A Process for a Plan

Of course, there is no shortage of critics who assail the Fogelman initiative, asserting that it's a scheme to justify a mission to justify a budget. They point to vivid tales of mullahs run amok as creations of a too-fervid imagination. But Saddam Hussein's nuclear program was no figment of the imagination. Nor is Moammar Qadhafi's effort to develop chemical weapons. Nor is the vast chemical manufacturing process Aum Shinri Kyo was able to assemble undetected in a state where close police surveillance is accepted.

Some of these threats, however, are far from the type the Air Force would deal with. Presumably, the Air Force will not bomb a clandestine chemical plant some militia has managed to put together in a Denver warehouse. Murdock freely acknowledges that. "The challenge is security," he says, "not who provides it."

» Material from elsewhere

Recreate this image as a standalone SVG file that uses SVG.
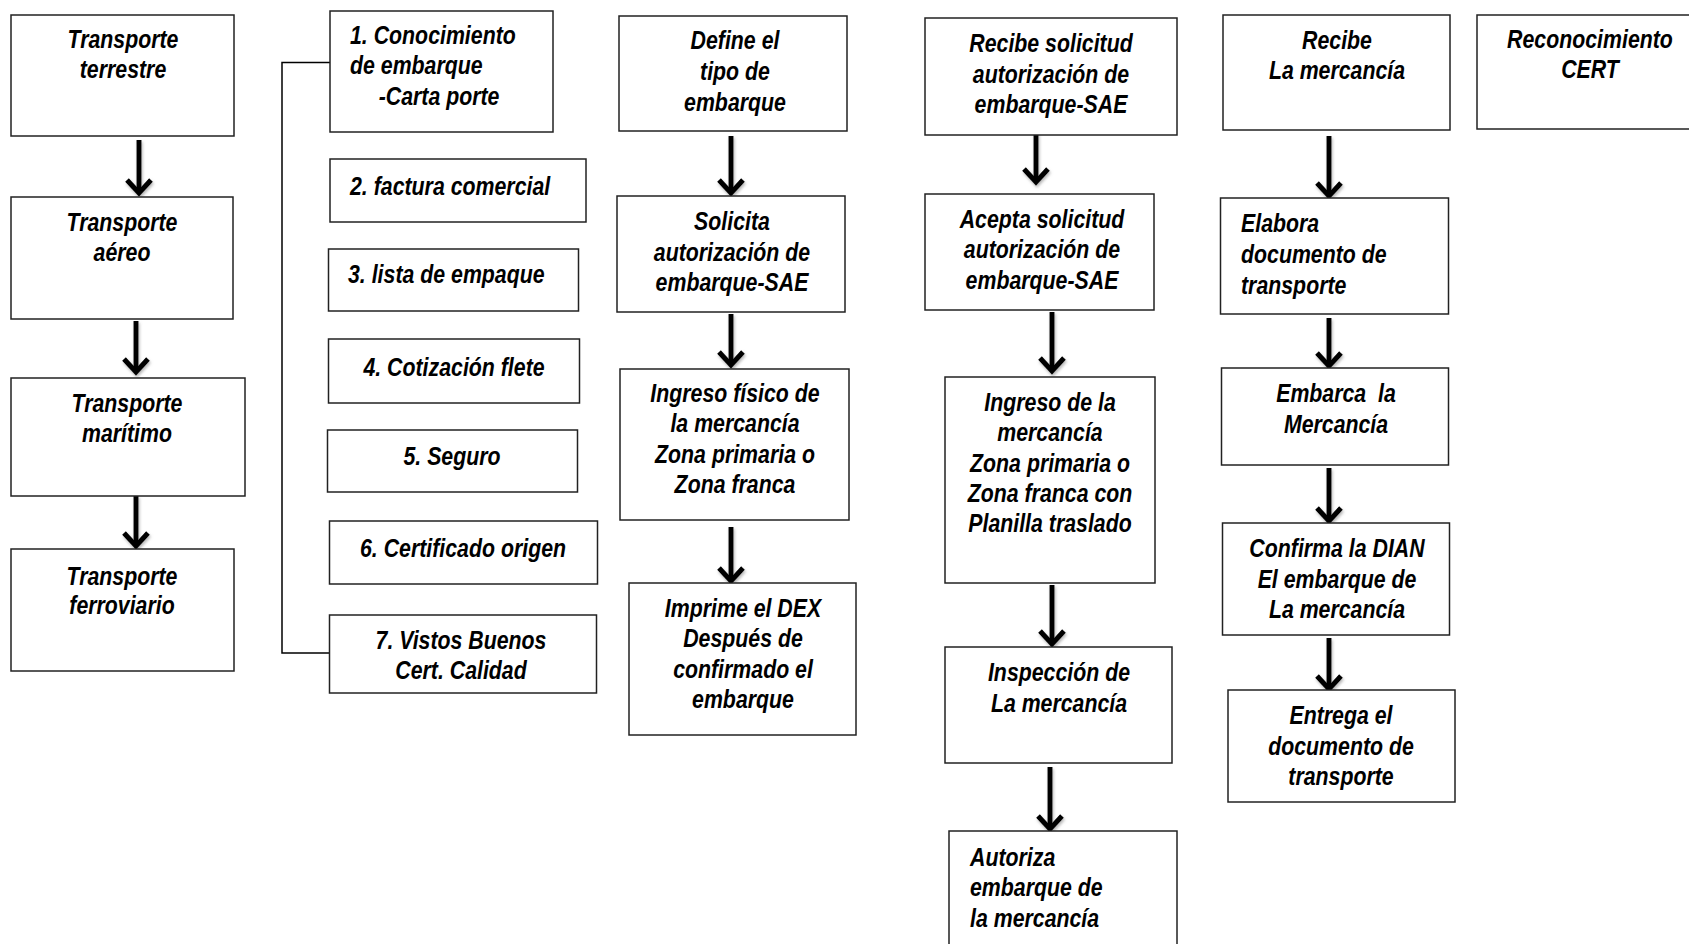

All of this may sound a little threatening. "Plans" smell of conspiracies to some. But the briefing documents emphasize, "The value of planning is planning, not the plan." In other words, the purpose is not to commit the Air Force to this weapon system or that mission. It is to think rationally about a future that cannot be discerned clearly, and then think about it some more in a few years, and some more after that-all the time shifting and adjusting as the fog that surrounds the future dissipates a bit and reveals a little more of itself. It is, in other words, a process for eventually producing more informed plans.

"The trick," says one briefing paper, "is knowing how much insurance to buy for what." Another says, "Planning in this realm involves judgment when to bring improbable but plausible events or developments into the range of institutional action." Those sound like more nuanced variants on the classic defense question posed more than three decades ago by Alain Enthoven: "How much is enough?"

We still don't know the answer. The Air Force long-range planning effort won't answer it either. But it is a serious attempt to fashion a process by which we may make a more rational stab at answering it.